Avoid double-redraw of the menu in be_back_to_main

allanjude updated this revision to Diff 11823.Dec 31 2015, 5:35 PM

Remove stray newlines

allanjude updated this revision to Diff 11824.Dec 31 2015, 5:50 PM

Guard against currdev not being set (rarely happens, but lets not make the menu puke if it does)

allanjude updated this revision to Diff 11825.Dec 31 2015, 6:02 PM

Eliminate be_back_to_main

allanjude updated this revision to Diff 11827.Dec 31 2015, 7:30 PM
allanjude marked 5 inline comments as done.

Final fixes

I think this is ready for commit now

dteske added inline comments.Dec 31 2015, 7:35 PM
393 ↗(On Diff #11825)

The comment at the end of this line appears out of place and I would remove it to make this menu item action function more like the others in this file.

136 ↗(On Diff #11825)

I'm pushing the redesign out to the future (pre-11-R) where we can phab it up in an unrelated change.

With respect to the menu redraw, I worked with Allan to fine-tune the be_draw_menu function. We removed menu-redraw from be_draw_menu because using be_draw_menu in conjunction with goto_menu would cause a double-redraw of the menu, wherein first it would erase the current contents, redraw the current contents, then erase the entire screen, redraw the screen, and finally draw the desired menu. By moving menu-redraw out of be_draw_menu (and subsequently adding menu-redraw to set_bootenv) we avoid the double-redraw with stale menu data.
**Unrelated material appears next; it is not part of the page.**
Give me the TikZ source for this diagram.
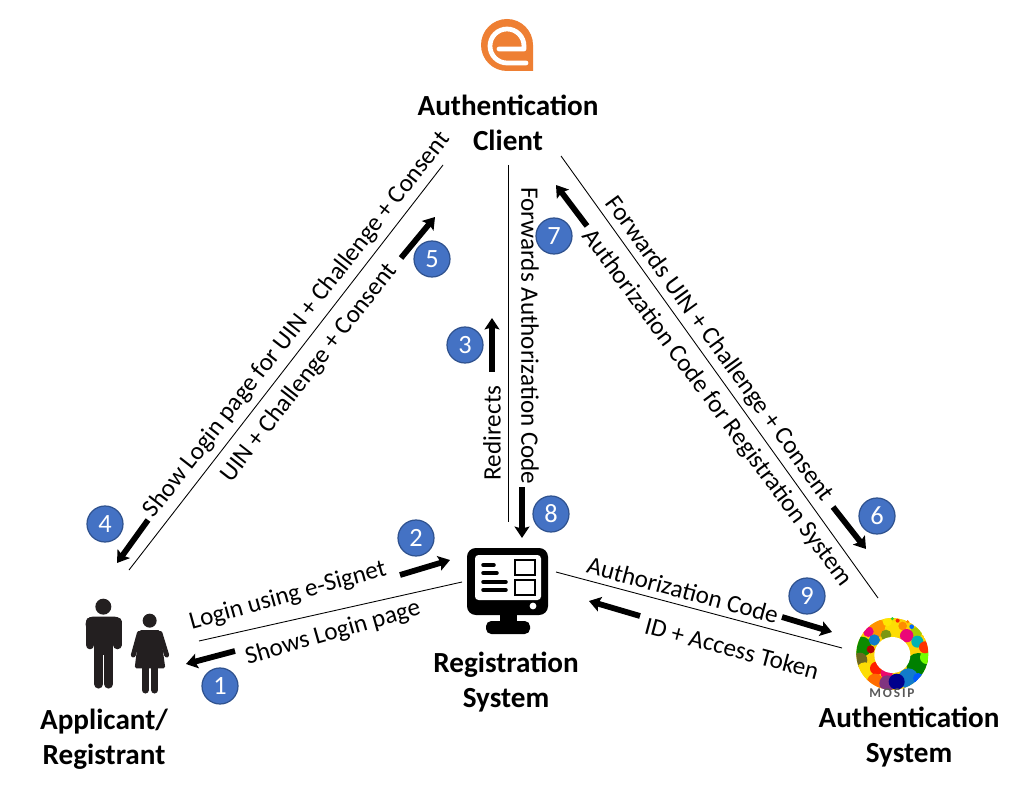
\documentclass[tikz,border=0pt]{standalone}
\usepackage{fontspec}
\setmainfont{Carlito}
\usetikzlibrary{arrows.meta, positioning}
\definecolor{stepblue}{HTML}{4472C4}
\definecolor{stepedge}{HTML}{2F528F}
\definecolor{logoorange}{HTML}{EE7F33}
\definecolor{iconblack}{HTML}{231F20}
\tikzset{
  actorname/.style={font=\fontsize{16.6}{20}\selectfont\bfseries, align=center, text=black, inner sep=0pt},
  msglabel/.style={font=\fontsize{14.3}{16}\selectfont, inner sep=0pt},
  stepnum/.style={circle, draw=stepedge, line width=0.7pt, fill=stepblue, text=white, minimum size=0.72cm, inner sep=0pt, font=\fontsize{15}{16}\selectfont},
  flowline/.style={draw=black, line width=0.5pt},
  flowarrow/.style={draw=black, line width=3.3pt, -{Stealth[length=6.5pt, width=8.5pt, inset=1.2pt]}},
}
\begin{document}
\begin{tikzpicture}[x=0.02cm, y=-0.02cm]
  \path[use as bounding box, fill=white] (0,0) rectangle (1024,790);

  % Actor names
  \node[actorname] (clientname) at (508,123) {Authentication\\Client};
  \node[actorname] (regname) at (506,682) {Registration\\System};
  \node[actorname] (applicantname) at (104,739) {Applicant/\\Registrant};
  \node[actorname] (authname) at (909,737) {Authentication\\System};

  % Thin lines
  \coordinate (la1) at (129,570);  \coordinate (la2) at (443,165);
  \coordinate (lb1) at (199,641);  \coordinate (lb2) at (462,582);
  \coordinate (lc1) at (508,165);  \coordinate (lc2) at (508,522);
  \coordinate (ld1) at (561,156);  \coordinate (ld2) at (878,598);
  \coordinate (le1) at (556,572);  \coordinate (le2) at (842,648);
  \draw[flowline] (la1) -- (la2);
  \draw[flowline] (lb1) -- (lb2);
  \draw[flowline] (lc1) -- (lc2);
  \draw[flowline] (ld1) -- (ld2);
  \draw[flowline] (le1) -- (le2);

  % Message labels
  \node[msglabel, rotate=15.5] (msglogin) at (288,596) {Login using e-Signet};
  \node[msglabel, rotate=16] (msgshows) at (333,633) {Shows Login page};
  \node[msglabel, rotate=52] (msgpage) at (297,325) {Show Login page for UIN + Challenge + Consent};
  \node[msglabel, rotate=52] (msguin) at (309,373) {UIN + Challenge + Consent};
  \node[msglabel, rotate=90] (msgredirect) at (492,433) {Redirects};
  \node[msglabel, rotate=-90] (msgforward) at (530,336) {Forwards Authorization Code};
  \node[msglabel, rotate=-54] (msgfwduin) at (719,349) {Forwards UIN + Challenge + Consent};
  \node[msglabel, rotate=-53.5] (msgcode) at (717,408) {Authorization Code for Registration System};
  \node[msglabel, rotate=-15] (msgauth) at (683,590) {Authorization Code};
  \node[msglabel, rotate=-15] (msgtoken) at (732,648) {ID + Access Token};

  % Thick arrows
  \coordinate (a1s) at (235,651);  \coordinate (a1e) at (186,664);
  \coordinate (a2s) at (400,575);  \coordinate (a2e) at (450,560);
  \coordinate (a3s) at (492,372);  \coordinate (a3e) at (492,318);
  \coordinate (a4s) at (148,520);  \coordinate (a4e) at (117,563);
  \coordinate (a5s) at (401,258);  \coordinate (a5e) at (435,217);
  \coordinate (a6s) at (833,507);  \coordinate (a6e) at (866,549);
  \coordinate (a7s) at (587,226);  \coordinate (a7e) at (556,185);
  \coordinate (a8s) at (522,487);  \coordinate (a8e) at (522,538);
  \coordinate (a9s) at (782,617);  \coordinate (a9e) at (832,632);
  \coordinate (a10s) at (640,616); \coordinate (a10e) at (589,601);
  \foreach \arrowname in {a1,a2,a3,a4,a5,a6,a7,a8,a9,a10}
    \draw[flowarrow] (\arrowname s) -- (\arrowname e);

  % Step numbers
  \node[stepnum] (s1) at (220,686) {1};
  \node[stepnum] (s2) at (416,538) {2};
  \node[stepnum] (s3) at (465,345) {3};
  \node[stepnum] (s4) at (105,524) {4};
  \node[stepnum] (s5) at (432,259) {5};
  \node[stepnum] (s6) at (877,516) {6};
  \node[stepnum] (s7) at (554,236) {7};
  \node[stepnum] (s8) at (551,514) {8};
  \node[stepnum] (s9) at (807,596) {9};

  % Client logo
  \fill[logoorange] (533,71) -- (507,71) arc[start angle=90, end angle=360, radius=26] -- cycle;
  \draw[white, line width=2.7pt, line join=round, line cap=round] (526,63) -- (507,63) arc[start angle=90, end angle=360, radius=17] -- (524,49) -- (499,49);

  % People
  \begin{scope}[shift={(60,500)}, xscale=1/3, yscale=1/3, iconblack]
    \fill (130,320) circle (24);
    \fill[rounded corners=4pt] (77,350) -- (185,350) -- (185,395) -- (77,395) -- cycle;
    \fill (103,360) rectangle (159,465);
    \draw[line width=4.9pt, line cap=round] (90,365) -- (90,435);
    \draw[line width=4.9pt, line cap=round] (172,365) -- (172,435);
    \draw[line width=5.2pt, line cap=round] (116,450) -- (116,552);
    \draw[line width=5.2pt, line cap=round] (146,450) -- (146,552);
    \fill (269,362) circle (21);
    \fill[rounded corners=1pt] (238,390) -- (300,390) -- (316,505) -- (224,505) -- cycle;
    \draw[line width=2.8pt, line cap=round] (238,400) -- (220,465);
    \draw[line width=2.8pt, line cap=round] (300,400) -- (320,465);
    \draw[line width=4pt, line cap=round] (256,505) -- (256,570);
    \draw[line width=4pt, line cap=round] (284,505) -- (284,570);
  \end{scope}

  % Monitor
  \fill[black, rounded corners=5pt] (467,548) rectangle (548,615);
  \fill[white, rounded corners=2pt] (475,555) rectangle (541,600);
  \fill[black] (500,612) rectangle (517,624);
  \fill[black, rounded corners=3pt] (486,621) rectangle (530,634);
  \fill[white] (533,606) circle (3.4);
  \draw[black, line width=2pt, line cap=round] (483,565) -- (494,565);
  \draw[black, line width=2pt, line cap=round] (483,573) -- (497,573);
  \draw[black, line width=2pt, line cap=round] (483,582) -- (506,582);
  \draw[black, line width=2pt, line cap=round] (483,590) -- (506,590);
  \draw[black, line width=1.2pt] (515,560) rectangle (535,575);
  \draw[black, line width=1.2pt] (515,580) rectangle (535,595);

  % MOSIP ring
  \begin{scope}[shift={(780,570)}, xscale=1/3, yscale=1/3]
    \begin{scope}
      \clip (337,252) circle (108);
      \fill[yellow!70!orange] (337,252) circle (108);
      \foreach \bx/\by/\br/\bc in {
        295/175/26/orange!85!yellow, 340/180/26/yellow!80!orange, 322/155/14/yellow!90!orange, 368/168/13/orange!90!yellow,
        407/190/18/lime!60!olive, 245/230/30/green!55!black!90!olive, 265/185/16/magenta!85!red,
        283/210/17/cyan!60!blue, 318/195/16/olive!70!green, 272/238/12/red!70!black,
        240/270/22/olive!70!black, 255/305/28/yellow!80!orange, 415/285/36/green!50!black,
        440/262/20/lime!60!green, 290/295/20/red!75!orange, 285/335/24/orange!85!red,
        320/310/18/magenta!70!red, 322/340/24/violet!60!gray, 385/325/30/cyan!60!blue,
        350/335/24/blue!55!black, 415/325/16/blue!65!cyan, 380/197/20/magenta!80!red,
        412/215/18/teal!60!cyan, 435/232/18/red!60!orange}
        \fill[\bc] (\bx,\by) circle (\br);
    \end{scope}
    \fill[white] (337,255) circle (54);
    \foreach \bx/\by/\br/\bc in {337/146/5/green!60!gray, 353/152/6/red!70!orange, 395/170/7/blue!60!cyan, 383/155/5/orange}
      \fill[\bc] (\bx,\by) circle (\br);
  \end{scope}
  \node[inner sep=0pt, text=black!65, font=\fontsize{7.6}{8}\selectfont\bfseries\addfontfeature{LetterSpace=14}] (mosiptext) at (892,693) {MOSIP};
\end{tikzpicture}
\end{document}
It's worth noting that at 9600 baud on a serial line, this double-redraw is "in your face" since it takes ~4.95s to draw the entire screen at said baudrate.

1049 ↗(On Diff #11825)

You're right. I fixed the actual leak in SVN r292999

allanjude updated this revision to Diff 11828.Dec 31 2015, 7:36 PM
allanjude marked 3 inline comments as done.

Resync with -current

allanjude updated this revision to Diff 11829.Dec 31 2015, 7:39 PM

Rebase again

dteske accepted this revision.Dec 31 2015, 7:47 PM

w00t x infinity

This revision was automatically updated to reflect the committed changes.